Dans la deuxième partie de l’ouvrage, Y. Bres réfléchit sur «Freud et la religion des sémites » (chapitre 4), dont la source semble-t-il se trouve dans le travail de W. Robertson Smith (1894) au point de reposer la question de l’emprunt de Freud. Or si la question reste posée, l’auteur semble répondre par une négation : la posture de W.R.Smith n’est pas celle de Freud. La peur et la culpabilité ne seraient pas à la racine des religions. Mais, plutôt le renforcement du lien social autour d’un Dieu bienveillant. Question polémique non tranchée donc.

Il en suit un long et argumenté commentaire sur la relation épistolaire entre Freud et Fliess dont les échos ne cessent d’alimenter les ambigüités et les défaillances de l’homme et du scientifique. La comparaison de la première édition des lettres (168) puis la dernière (287) met en lumière non seulement le choix du nombre, mais l’amputation des contenus. Ainsi la sélection n’est pas anodine, car l’élimination d’un certain nombre de détails personnels pose problème. Certaines coupures touchent à la fois « la vie affective » de Freud, et concernent aussi la genèse de sa pensée « scientifique », dont l’occultation du rôle de Breuer dans la naissance de la psychanalyse et ses techniques de guérison. L’importance des observations de Fliess par rapport à la théorie de la sexualité de Freud, ainsi que le rôle épistémologique de la physiologie dans le psychisme freudien. L’inventaire est approfondi, et les conséquences fort bien mises en lumière. La relation entre l’organique et le psychique demande un entre-deux, mais comment entrevoir ce que pourrait être un niveau spécifique. La réponse reste entièrement à venir. Non sans pertinence M. Onfray s’est enfoncé dans la brèche.

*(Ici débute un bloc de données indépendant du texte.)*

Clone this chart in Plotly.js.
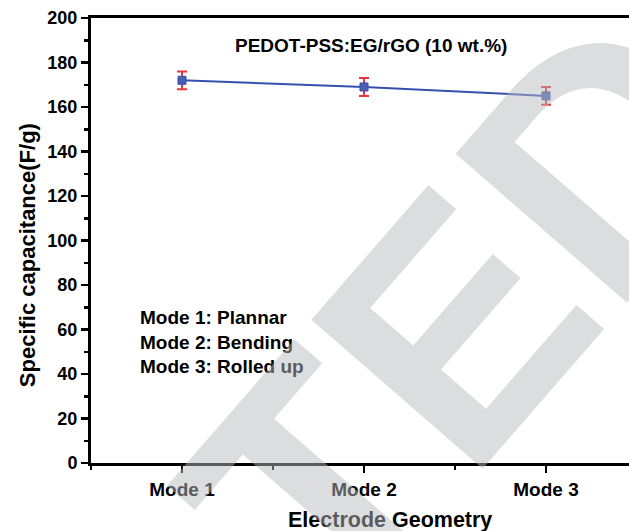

Le dernier chapitre nous renvoie à une interrogation sur l’interprétation lacanienne. Lacan n’y est pas allé avec le dos de la cuillère lors qu’il a déclaré devant un public médusé (Congrès de Rome 1953) que la psychanalyse n’était pas de la psychologie. La notion clef utilisée par Lacan afin d’établir la démarcation fut « das Ding », la chose. Ce qui pouvait faire appel à la philosophie de Kant et celle de Hegel. Or, pour bien cerner l’enjeu, le « das Ding » n’est pas attribuable directement à Kant, mais à Heidegger. Il s’agirait donc d’un problème métaphysique : le « das Ding » enfermerait un « secret ». Une essence psychologique occulte ? Posture philosophique dont les conséquences sont fortement polémiques surtout devant un public de psychanalystes praticiens.

Finalement, si l’ouvrage de M. Y. Bres est une lecture personnelle des problèmes parfois marginaux dans la pensée de Freud, et parfois enfouis dans la masse des réflexions psychanalytiques, la pertinence est incontestable, par la culture de l’auteur et par la finesse de ses analyses. A (re)lire donc avec profit.